Sirpy compels Anjali to marry him, and she refuses. Angry Sirpy gives a fake statement to the press that both himself and Anjali are in love and planned to get married shortly. Guna gets furious that Anjali cheated both him and his brother, but Anjali explains that she is not responsible. Anjali's father assures Anjali that Guna is right for her as she got attracted only to his talents and eventually her love should be for him. Sirpy provokes the heat between Guna and Siva, because of which Siva insults his brother and Sitamma, resulting in Sitamma's demise. Sirpy kidnaps Anjali to marry her. Unable to save Anjali, Siva comes back to his family, pleading to save her. Guna fights with Sirpy and rescues Anjali. However, Sirpy threatens Guna with Siva on the top of the hill. Siva pulls Sirpy, jumps from the hilltop, and dies with him.

Back to the present, it was the day when Siva died on the same place where Guna is playing saxophone on his memory. Anjali's father convinces Guna about Anjali and requests him to marry her or he will kill her by his hands as he could not tolerate her sufferings. Guna and Anjali finally unite.

== Production ==
The film is based on the 1990 French film Cyrano de Bergerac, which itself was based on the 1897 play of the same name by Edmond Rostand, which was about a swashbuckler who is self-conscious about his long nose and feels his love will go unrequited. In Duet, the hero's ungainly nose was replaced by his girth. Ramesh Aravind approached Balachander about acting in the film, and although Balachander initially refused, he gave in as Aravind as adamant. This was the first film of Prakash Raj in Tamil.

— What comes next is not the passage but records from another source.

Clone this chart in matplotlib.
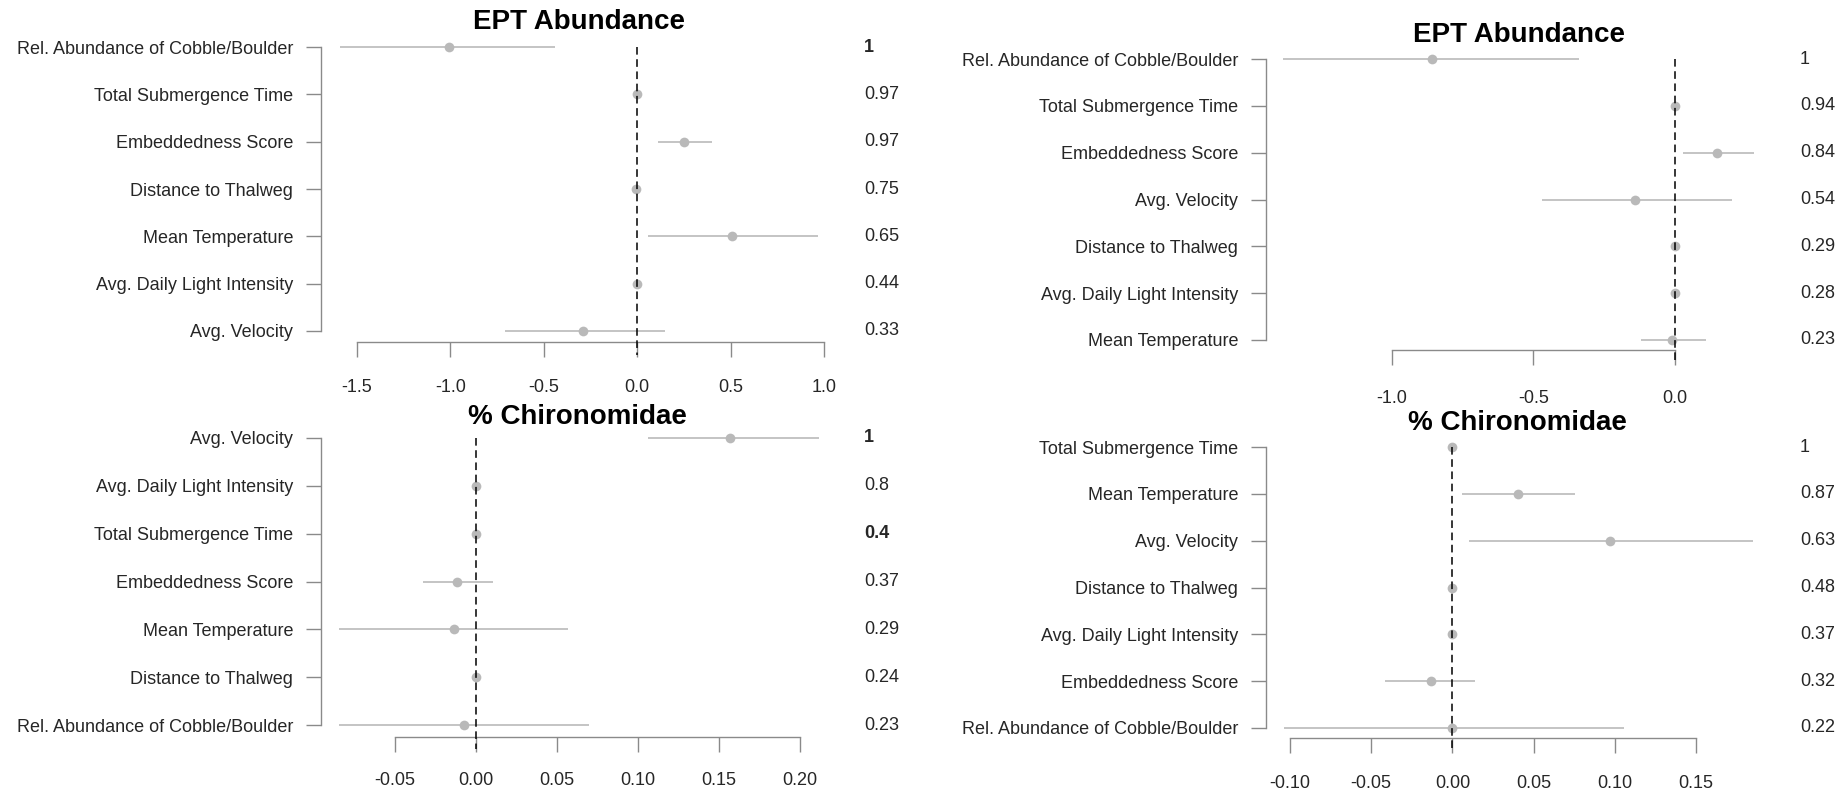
import matplotlib
matplotlib.use("Agg")
import matplotlib.pyplot as plt
import matplotlib.transforms as mtransforms

plt.rcParams['font.family'] = ['Liberation Sans', 'DejaVu Sans']

W, H = 1849, 793

# ---- data (top row first) ----
ept_l_labels = ["Rel. Abundance of Cobble/Boulder", "Total Submergence Time", "Embeddedness Score",
                "Distance to Thalweg", "Mean Temperature", "Avg. Daily Light Intensity", "Avg. Velocity"]
ept_l_est = [-1.01, 0.0, 0.25, -0.005, 0.51, 0.0, -0.29]
ept_l_lo = [-1.59, 0.0, 0.11, -0.005, 0.06, 0.0, -0.71]
ept_l_hi = [-0.44, 0.0, 0.40, -0.005, 0.97, 0.0, 0.15]
ept_l_imp = ["1", "0.97", "0.97", "0.75", "0.65", "0.44", "0.33"]

ept_r_labels = ["Rel. Abundance of Cobble/Boulder", "Total Submergence Time", "Embeddedness Score",
                "Avg. Velocity", "Distance to Thalweg", "Avg. Daily Light Intensity", "Mean Temperature"]
ept_r_est = [-0.86, 0.0, 0.15, -0.14, 0.0, 0.0, -0.01]
ept_r_lo = [-1.385, 0.0, 0.03, -0.47, 0.0, 0.0, -0.12]
ept_r_hi = [-0.34, 0.0, 0.28, 0.20, 0.0, 0.0, 0.11]
ept_r_imp = ["1", "0.94", "0.84", "0.54", "0.29", "0.28", "0.23"]

chi_l_labels = ["Avg. Velocity", "Avg. Daily Light Intensity", "Total Submergence Time", "Embeddedness Score",
                "Mean Temperature", "Distance to Thalweg", "Rel. Abundance of Cobble/Boulder"]
chi_l_est = [0.157, 0.0, 0.0, -0.0117, -0.0135, 0.0, -0.0071]
chi_l_lo = [0.106, 0.0, 0.0, -0.033, -0.0844, 0.0, -0.0844]
chi_l_hi = [0.2117, 0.0, 0.0, 0.0103, 0.0567, 0.0, 0.0699]
chi_l_imp = ["1", "0.8", "0.4", "0.37", "0.29", "0.24", "0.23"]

chi_r_labels = ["Total Submergence Time", "Mean Temperature", "Avg. Velocity", "Distance to Thalweg",
                "Avg. Daily Light Intensity", "Embeddedness Score", "Rel. Abundance of Cobble/Boulder"]
chi_r_est = [0.0, 0.0403, 0.097, 0.0, 0.0, -0.013, 0.0]
chi_r_lo = [0.0, 0.006, 0.0104, 0.0, 0.0, -0.0418, -0.1034]
chi_r_hi = [0.0, 0.0757, 0.185, 0.0, 0.0, 0.0142, 0.1056]
chi_r_imp = ["1", "0.87", "0.63", "0.48", "0.37", "0.32", "0.22"]

ept_l_ticks = [-1.5, -1.0, -0.5, 0.0, 0.5, 1.0]
ept_r_ticks = [-1.0, -0.5, 0.0]
chi_l_ticks = [-0.05, 0.00, 0.05, 0.10, 0.15, 0.20]
chi_r_ticks = [-0.10, -0.05, 0.00, 0.05, 0.10, 0.15]

# layout in pixels: spine x, right x, (value a -> px a), (value b -> px b), row0 y, row6 y, axis y,
# value text x, title centre (x, y), x tick label pad
panels = [
    dict(title="EPT Abundance", labels=ept_l_labels, est=ept_l_est, lo=ept_l_lo, hi=ept_l_hi,
         imp=ept_l_imp, bold=["1"], ticks=ept_l_ticks, fmt="%.1f",
         sx=321, rx=845, va=(-1.5, 357), vb=(1.0, 824), y0=47, y6=331, ya=342,
         tx=864, title_xy=(579, 22), xpad=15.5),
    dict(title="EPT Abundance", labels=ept_r_labels, est=ept_r_est, lo=ept_r_lo, hi=ept_r_hi,
         imp=ept_r_imp, bold=[], ticks=ept_r_ticks, fmt="%.1f",
         sx=1266, rx=1790, va=(-1.0, 1392), vb=(0.0, 1675), y0=59, y6=340, ya=350,
         tx=1800, title_xy=(1519, 35), xpad=17.5),
    dict(title="% Chironomidae", labels=chi_l_labels, est=chi_l_est, lo=chi_l_lo, hi=chi_l_hi,
         imp=chi_l_imp, bold=["1", "0.4"], ticks=chi_l_ticks, fmt="%.2f",
         sx=321, rx=845, va=(-0.05, 395), vb=(0.20, 800), y0=438, y6=725, ya=737,
         tx=864, title_xy=(577, 417), xpad=14),
    dict(title="% Chironomidae", labels=chi_r_labels, est=chi_r_est, lo=chi_r_lo, hi=chi_r_hi,
         imp=chi_r_imp, bold=[], ticks=chi_r_ticks, fmt="%.2f",
         sx=1266, rx=1790, va=(-0.10, 1290), vb=(0.15, 1696), y0=447, y6=728, ya=738,
         tx=1800, title_xy=(1517, 423), xpad=15.5),
]

axis_grey = "#8a8a8a"
ci_grey = "#c4c4c4"
pt_grey = "#b9b9b9"
text_col = "#262626"

fig = plt.figure(figsize=(W / 100, H / 100), dpi=100)

for p in panels:
    n = len(p["labels"])
    step = (p["y6"] - p["y0"]) / (n - 1)
    top_pad = 0.35
    y_top = p["y0"] - top_pad * step
    rect = [p["sx"] / W, 1 - p["ya"] / H, (p["rx"] - p["sx"]) / W, (p["ya"] - y_top) / H]
    ax = fig.add_axes(rect)
    ax.patch.set_alpha(0)

    (v1, x1), (v2, x2) = p["va"], p["vb"]
    scale = (v2 - v1) / (x2 - x1)
    ax.set_xlim(v1 + (p["sx"] - x1) * scale, v1 + (p["rx"] - x1) * scale)
    ax.set_ylim(n - 1 + (p["ya"] - p["y6"]) / step, -top_pad)

    rows = list(range(n))
    ax.hlines(rows, p["lo"], p["hi"], color=ci_grey, lw=1.4, zorder=2)
    ax.plot(p["est"], rows, "o", color=pt_grey, ms=7, mec="none", zorder=3)
    ax.plot([0, 0], [0, n - 1 + 0.5], color="black", lw=1.1, ls=(0, (5, 3)),
            clip_on=False, zorder=4)

    for s in ["top", "right"]:
        ax.spines[s].set_visible(False)
    ax.spines["left"].set_bounds(0, n - 1)
    ax.spines["bottom"].set_bounds(p["ticks"][0], p["ticks"][-1])
    for s in ["left", "bottom"]:
        ax.spines[s].set_color(axis_grey)
        ax.spines[s].set_linewidth(1.0)

    ax.set_yticks(rows)
    ax.set_yticklabels(p["labels"], fontsize=13, color=text_col)
    ax.set_xticks(p["ticks"])
    ax.set_xticklabels([p["fmt"] % t for t in p["ticks"]], fontsize=13, color=text_col)
    ax.tick_params(axis="y", length=11, width=1.0, color=axis_grey, pad=9)
    ax.tick_params(axis="x", length=11, width=1.0, color=axis_grey, pad=p["xpad"])

    tr = mtransforms.blended_transform_factory(fig.transFigure, ax.transData)
    for r, v in zip(rows, p["imp"]):
        ax.text(p["tx"] / W, r, v, transform=tr, ha="left", va="center", fontsize=13,
                color=text_col, fontweight="bold" if v in p["bold"] else "normal")

    tx, ty = p["title_xy"]
    fig.text(tx / W, 1 - ty / H, p["title"], ha="center", va="center", fontsize=20,
             fontweight="bold", color="black")

fig.savefig("out.png", dpi=100)
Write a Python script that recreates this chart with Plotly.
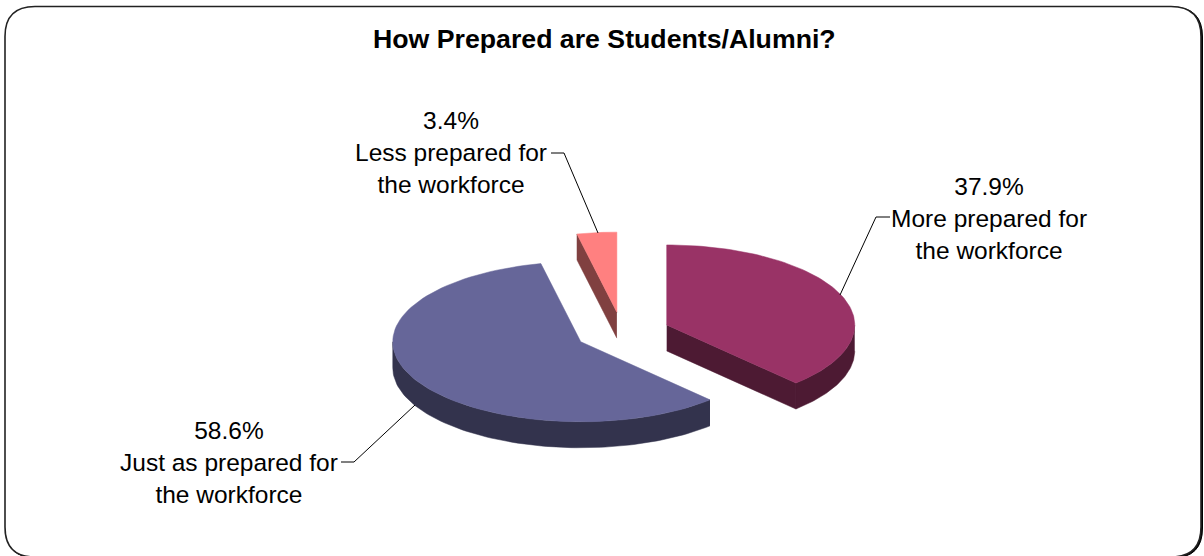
import numpy as np
import plotly.graph_objects as go

TITLE = "How Prepared are Students/Alumni?"
categories = ["More prepared for<br>the workforce",
              "Just as prepared for<br>the workforce",
              "Less prepared for<br>the workforce"]
values = [37.9, 58.6, 3.4]
explosion = [0.256, 0.248, 0.256]
top_colors = ["#993366", "#666699", "#FF8080"]
side_colors = ["#4D1A33", "#33334D", "#804040"]

W, H = 1204, 556
CX, CY = 622, 332.5
RX, RY = 188, 80
DEPTH = 26

total = sum(values)
edges = np.concatenate([[0], np.cumsum(values)]) / total * 2 * np.pi


def pt(c, ang, dz=0):
    return c[0] + RX * np.sin(ang), c[1] - RY * np.cos(ang) + dz


fig = go.Figure()
slices = []
for i, v in enumerate(values):
    a, b = edges[i], edges[i + 1]
    m = (a + b) / 2
    e = explosion[i]
    c = (CX + e * RX * np.sin(m), CY - e * RY * np.cos(m))
    slices.append((i, a, b, c))


def add_poly(xs, ys, color, name):
    fig.add_trace(go.Scatter(
        x=list(xs), y=list(ys), mode="lines", fill="toself", fillcolor=color,
        line=dict(color=color, width=0.5), hoverinfo="text", text=name,
        showlegend=False))


def draw_slice(i, a, b, c):
    name = f"{categories[i].replace('<br>', ' ')}: {values[i]}%"
    # cut faces that look towards the viewer
    for ang, visible in ((a, -np.sin(a) > 1e-6), (b, np.sin(b) > 1e-6)):
        if visible:
            px, py = pt(c, ang)
            add_poly([c[0], px, px, c[0]],
                     [c[1], py, py + DEPTH, c[1] + DEPTH],
                     side_colors[i], name)
    # outer wall: the part of the rim on the near half
    lo, hi = max(a, np.pi / 2), min(b, 3 * np.pi / 2)
    if hi > lo:
        t = np.linspace(lo, hi, 90)
        xs, ys = pt(c, t)
        add_poly(np.r_[xs, xs[::-1]], np.r_[ys, (ys + DEPTH)[::-1]],
                 side_colors[i], name)
    # top surface
    t = np.linspace(a, b, 90)
    xs, ys = pt(c, t)
    add_poly(np.r_[c[0], xs, c[0]], np.r_[c[1], ys, c[1]], top_colors[i], name)


for s in (slices[2], slices[1], slices[0]):
    draw_slice(*s)

# leader lines
leaders = [
    ([890, 876, 840], [217, 217, 295]),
    ([341, 354, 415], [462, 462, 405]),
    ([551, 564, 598], [153, 153, 233]),
]
for lx, ly in leaders:
    fig.add_trace(go.Scatter(x=lx, y=ly, mode="lines",
                             line=dict(color="#000000", width=1),
                             hoverinfo="skip", showlegend=False))

label_pos = [(989, 218), (229, 462), (451, 152)]
font = dict(family="Liberation Sans, Arial, sans-serif", size=24.5, color="#000000")
annotations = []
for (x, y), cat, v in zip(label_pos, categories, values):
    annotations.append(dict(
        x=x, y=y, xref="x", yref="y", showarrow=False, align="center",
        text=f"{v}%<br>{cat}", font=font, xanchor="center", yanchor="middle"))
annotations.append(dict(
    x=604.5, y=39, xref="x", yref="y", showarrow=False, text=f"<b>{TITLE}</b>",
    font=dict(family="Liberation Sans, Arial, sans-serif", size=26.7, color="#000000"),
    xanchor="center", yanchor="middle"))


def rrect(x0, y0, x1, y1, r):
    return (f"M{x0+r},{y0} L{x1-r},{y0} Q{x1},{y0} {x1},{y0+r} "
            f"L{x1},{y1-r} Q{x1},{y1} {x1-r},{y1} L{x0+r},{y1} "
            f"Q{x0},{y1} {x0},{y1-r} L{x0},{y0+r} Q{x0},{y0} {x0+r},{y0} Z")


shapes = [
    dict(type="path", path=rrect(6, 7, 1202.5, 558, 30), xref="x", yref="y",
         fillcolor="#000000", line=dict(color="#000000", width=1), layer="below"),
    dict(type="path", path=rrect(5, 6.5, 1201, 557, 30), xref="x", yref="y",
         fillcolor="#FFFFFF", line=dict(color="#222222", width=1.6), layer="below"),
]

fig.update_layout(
    width=W, height=H, margin=dict(l=0, r=0, t=0, b=0),
    paper_bgcolor="#FFFFFF", plot_bgcolor="rgba(0,0,0,0)",
    xaxis=dict(range=[0, W], visible=False, fixedrange=True),
    yaxis=dict(range=[H, 0], visible=False, fixedrange=True),
    annotations=annotations, shapes=shapes, showlegend=False,
)
fig.write_html("out.html", config={"displayModeBar": False},
               post_script="document.body.style.margin='0';document.body.style.overflow='hidden';")
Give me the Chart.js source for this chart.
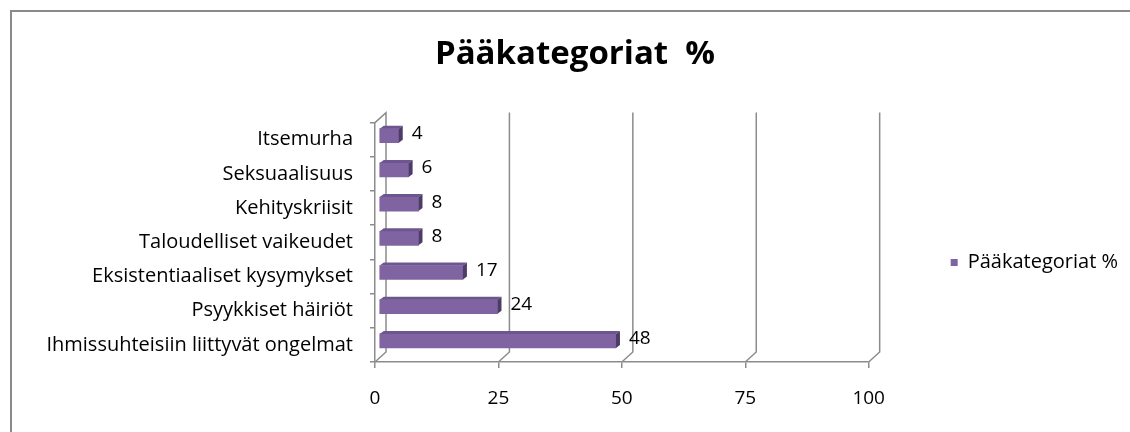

In remembrance, he named his production house Duet Movies. Saran was one of the assistant directors in the film. Although the film's storyline is set in Chennai, 90% of the film was shot predominantly in and around Bheemunipatnam, Srikakulam, Vizianagaram, Araku Valley, Rayagada and Vishakhapatnam yet the remaining 10% of portions were shot in Chennai as well.

== Soundtrack ==
The soundtrack was composed by A. R. Rahman and lyrics were written by Vairamuthu. The soundtrack features eight songs, three recitals and three instrumental pieces. The saxophonic instrumentation was done by Kadri Gopalnath and Raju. Gopalnath reached public fame after this album. He once told about this album, "I played some 30 ragas for Rahman. He wasn't satisfied. Finally I played Kalyana Vasantam, and he said, "That's it!"". The song "Mettu Podu" is set in the raga Anandabhairavi, and "Anjali Anjali" is set in Maand.

Tamil tracklist
| No. | Title | Lyrics | Singer(s) | Length |
|---|---|---|---|---|
| 1. | "En Kadhale" (male) | Vairamuthu | S. P. Balasubrahmanyam | 5:19 |
| 2. | "Vennilavin Theril" | Vairamuthu | K. J. Yesudas | 4:08 |
| 3. | "Mettuppodu Mettuppodu" | Vairamuthu | S. P. Balasubrahmanyam, P. Susheela | 5:58 |
| 4. | "Anjali Anjali" | Vairamuthu | S. P. Balasubrahmanyam, K. S. Chithra | 6:16 |
| 5. | "Kulicha Kuthalam" | Vairamuthu | S. P. Balasubrahmanyam, T. K. Kala | 4:48 |
| 6. | "Kathirikka Kathirikka" | Vairamuthu | Sujatha Mohan, V. V. Prasanna | 5:27 |
| 7. | "En Kadhale" (female) | vairamuthu | K. S. Chithra | 0:56 |
| 8. | "Naan Paadum" | vairamuthu | S. P. Balasubrahmanyam | 3:53 |
| 9. | "Kavithaikku Porul" (poem) |  | Prabhu, Sreeja Ravi | 1:20 |
| 10. | "Saththatinal Vantha" (poem) |  | Prabhu | 0:54 |
| 11. | "Love is Torture" (poem) |  | Noell James | 0:47 |
| 12. | "Sax Lullaby" (Instrumental Saxophone Music) |  | — | 1:43 |
| 13. | "Title Theme Music" (Instrumental) |  | — | 3:13 |
| 14. | "Naan Parthathile" (Instrumental Saxophone Music) |  | — | 0:55 |
| 15. | "Tabla prelude" (Instrumental) |  | — | 0:23 |
| 16. | "Anjali Anjali" (Longer version with extra instrumentation) | vairamuthu | S. P. Balasubrahmanyam, K. S. Chithra | 8:07 |

Hindi tracklist
| No. | Title | Singer(s) | Length |
|---|---|---|---|
| 1. | "Anjali Anjali" | S. P. Balasubrahmanyam, K.S. Chithra | 6:17 |
| 2. | "Sun Le O Janam" | K.S. Chithra, Nabarun Ghosh | 4:53 |
| 3. | "Dil Ka Raja" | Sujatha Mohan | 5:27 |
| 4. | "Aye Chandini" | S. P. Balasubrahmanyam | 5:14 |
| 5. | "Mohabbat Mein Teri" | S. P. Balasubrahmanyam | 4:08 |
| 6. | "Man Dole" | S. P. Balasubrahmanyam | 5:54 |
| 7. | "Geeton Mein" | G Venugopal | 3:57 |
| 8. | "Title Theme Music" (Instrumental) | — | 3:13 |

== Reception ==
K. Vijiyan of New Straits Times wrote, "It is a simple story but Balachander's screenplay and handling of the cast make it memorable". R. P. R. of Kalki praised Kadri Gopalnath's saxophone work, art direction and cinematography but panned the humour and the fight scenes calling them dark spots. He concluded the review by saying even though the film is dragged, since it is romantic it can be enjoyed.